On Wednesday, the Times reported that officials had highlighted what were called “issues” with Raab in his previous ministerial roles before Sunak gave him his current job.

Previously, the Observer reported that concerns about Raab’s behaviour towards officials were raised during his time as Brexit secretary in 2018.

Raab is being investigated by Adam Tolley KC, an outside employment barrister appointed by Sunak after complaints about his conduct, now involving as many as 24 civil servants. The deputy prime minister denies any wrongdoing.

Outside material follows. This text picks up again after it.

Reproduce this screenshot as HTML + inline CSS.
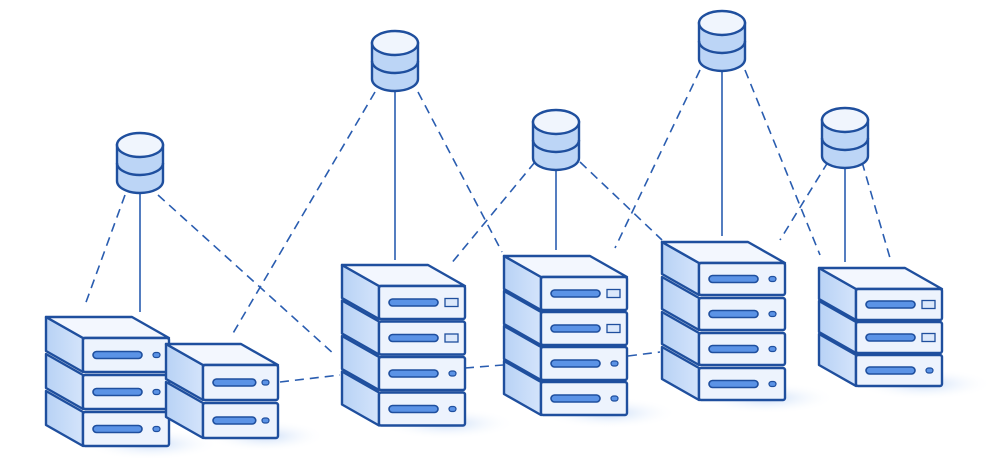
<!DOCTYPE html>
<html><head><meta charset="utf-8"><style>
html,body{margin:0;padding:0;background:#fff;width:1000px;height:470px;overflow:hidden}
</style></head><body>
<svg id="s" width="1000" height="470" viewBox="0 0 1000 470" xmlns="http://www.w3.org/2000/svg">
<defs>
<linearGradient id="side" x1="0" y1="0" x2="1" y2="0"><stop offset="0" stop-color="#b8d2f5"/><stop offset="1" stop-color="#d4e4fb"/></linearGradient>
<radialGradient id="sh" cx="0.5" cy="0.5" r="0.5"><stop offset="0" stop-color="#c4d9f7" stop-opacity="0.9"/><stop offset="1" stop-color="#ffffff" stop-opacity="0"/></radialGradient>
</defs>
<g id="lines" stroke="#2a5db0" stroke-width="1.6" fill="none"></g>
<g id="objs"></g>
</svg>
<script>
var L=document.getElementById('lines'),O=document.getElementById('objs');
var S='#1f4f9e';
function add(p,h){p.insertAdjacentHTML('beforeend',h);}
function dl(x1,y1,x2,y2){add(L,'<line x1="'+x1+'" y1="'+y1+'" x2="'+x2+'" y2="'+y2+'" stroke-dasharray="9 6"/>');}
function sl(x1,y1,x2,y2){add(L,'<line x1="'+x1+'" y1="'+y1+'" x2="'+x2+'" y2="'+y2+'"/>');}
dl(125,195,85,305);dl(158,195,335,355);
dl(375,92,232,335);dl(418,92,502,252);
dl(535,162,450,265);dl(580,162,662,240);
dl(700,70,615,248);dl(745,70,820,255);
dl(828,162,780,240);dl(862,162,890,258);
dl(280,382,340,375);dl(465,368,503,365);dl(628,356,660,352);
sl(140,188,140,312);sl(395,86,395,260);sl(556,163,556,250);sl(722,67,722,236);sl(845,162,845,262);
function stack(fx,fw,fy,n,pitch,fh,slot){
  var dx=-37,dy=-21;
  var bot=fy+(n-1)*pitch+fh;
  add(O,'<ellipse cx="'+(fx+fw/2+25)+'" cy="'+(bot-2)+'" rx="'+(fw*0.8)+'" ry="16" fill="url(#sh)"/>');
  for(var i=n-1;i>=0;i--){
    var y=fy+i*pitch;
    var side=[[fx,y],[fx+dx,y+dy],[fx+dx,y+dy+fh],[fx,y+fh]].map(function(p){return p.join(',')}).join(' ');
    add(O,'<polygon points="'+side+'" fill="url(#side)" stroke="'+S+'" stroke-width="2.4" stroke-linejoin="round"/>');
    if(i==0){
      var top=[[fx,y],[fx+fw,y],[fx+fw+dx,y+dy],[fx+dx,y+dy]].map(function(p){return p.join(',')}).join(' ');
      add(O,'<polygon points="'+top+'" fill="#f3f7fe" stroke="'+S+'" stroke-width="2.4" stroke-linejoin="round"/>');
    }
    add(O,'<rect x="'+fx+'" y="'+y+'" width="'+fw+'" height="'+fh+'" rx="2" fill="#edf3fd" stroke="'+S+'" stroke-width="2.4" stroke-linejoin="round"/>');
    var cy=y+fh/2;
    add(O,'<rect x="'+(fx+10)+'" y="'+(cy-3.5)+'" width="'+(fw*0.57)+'" height="7" rx="3.5" fill="#5b93e6" stroke="'+S+'" stroke-width="1.6"/>');
    if(slot&&i<2){add(O,'<rect x="'+(fx+fw-20)+'" y="'+(cy-4)+'" width="13" height="8" fill="#dbe8fb" stroke="'+S+'" stroke-width="1.3"/>');}
    else add(O,'<rect x="'+(fx+fw-16)+'" y="'+(cy-2.5)+'" width="7" height="5" rx="2.5" fill="#5b93e6" stroke="'+S+'" stroke-width="1.2"/>');
  }
}
stack(83,86,338,3,37,34,false);
stack(203,75,365,2,38,35,false);
stack(379,86,286,4,35.5,33,true);
stack(541,86,277,4,35,33,true);
stack(699,86,263,4,35,32,false);
stack(856,86,289,3,33,31,true);
function db(cx,cy){
  var rx=23,ry=12,t=cy-15,m=cy+3,b=cy+21;
  add(O,'<path d="M'+(cx-rx)+','+t+' L'+(cx-rx)+','+b+' A'+rx+','+ry+' 0 0 0 '+(cx+rx)+','+b+' L'+(cx+rx)+','+t+' Z" fill="#bcd5f6" stroke="'+S+'" stroke-width="2.4"/>');
  add(O,'<path d="M'+(cx-rx)+','+m+' A'+rx+','+ry+' 0 0 0 '+(cx+rx)+','+m+'" fill="none" stroke="'+S+'" stroke-width="2.4"/>');
  add(O,'<ellipse cx="'+cx+'" cy="'+t+'" rx="'+rx+'" ry="'+ry+'" fill="#f0f5fd" stroke="'+S+'" stroke-width="2.4"/>');
}
db(140,160);db(395,58);db(556,137);db(722,38);db(845,135);
</script>
</body></html>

It has now emerged that among those to give evidence have been the top civil servants at all three of the departments Raab has led: the now defunct Brexit department, the Foreign Office, and the justice department.

The FDA union, which represents senior civil servants, said on Wednesday that the seriousness of the claims meant Raab should be suspended pending the outcome of the investigation.

Dave Penman, the union’s general secretary, told BBC Radio 4’s Today programme: “If that was any other employee, if that was a permanent secretary in the civil service, they would in all likelihood be suspended from their job while that investigation took place.”

During PMQs, Starmer challenged Sunak to take action over Raab, asking: “How would he feel if one of his friends or relatives was being forced to work for a bully, simply because the man at the top was too weak to do anything about it?”

Again using PMQs to try to portray Sunak as ineffective, Starmer tackled him on the sacking of Zahawi for breaches of the ministerial code, and two separate issues linked to Boris Johnson, the former prime minister.

At one point, Starmer directly compared Sunak to Johnson: “He’s just like one of his predecessors, who treated questions about conduct as something to brush off, who thought that ducking responsibility was a perfectly reasonable response for a prime minister.

“In fairness, his predecessor didn’t go around pretending he was a paragon of integrity and accountability.”

Starmer also tackled the PM about what he knew before sacking Zahawi as Tory party chair and a cabinet minister on Sunday, after an investigation found he had broken the ministerial code by failing to declare an HMRC investigation into his tax affairs.

After Sunak referred the Labour leader to the report by his ethics adviser, Laurie Magnus, which led to Zahawi’s dismissal, Starmer pointed to a series of newspaper reports about the HMRC investigation in July, three months before Sunak made Zahawi a minister.

“Is he saying his officials hid this information from him, or was he just too incurious to ask any questions?” Starmer asked. “His defence is: nobody told me; I didn’t know; I didn’t ask any questions.”

Starmer ended by asking Sunak about the appointment of Richard Sharp as BBC chair after Sharp had allegedly helped Johnson acquire a £800,000 loan facility from another rich businessman, and the £200,000-plus bill to provide Johnson with legal support for the Commons inquiry into lockdown parties in No 10.

Starmer said: “The Tory party’s addiction to sleaze and scandal has done huge damage to this country, and the cost to the public keeps adding up. Surely even this prime minister could put his foot down, stand up to his old boss and tell him: he made the mess, he can pick up the bill.”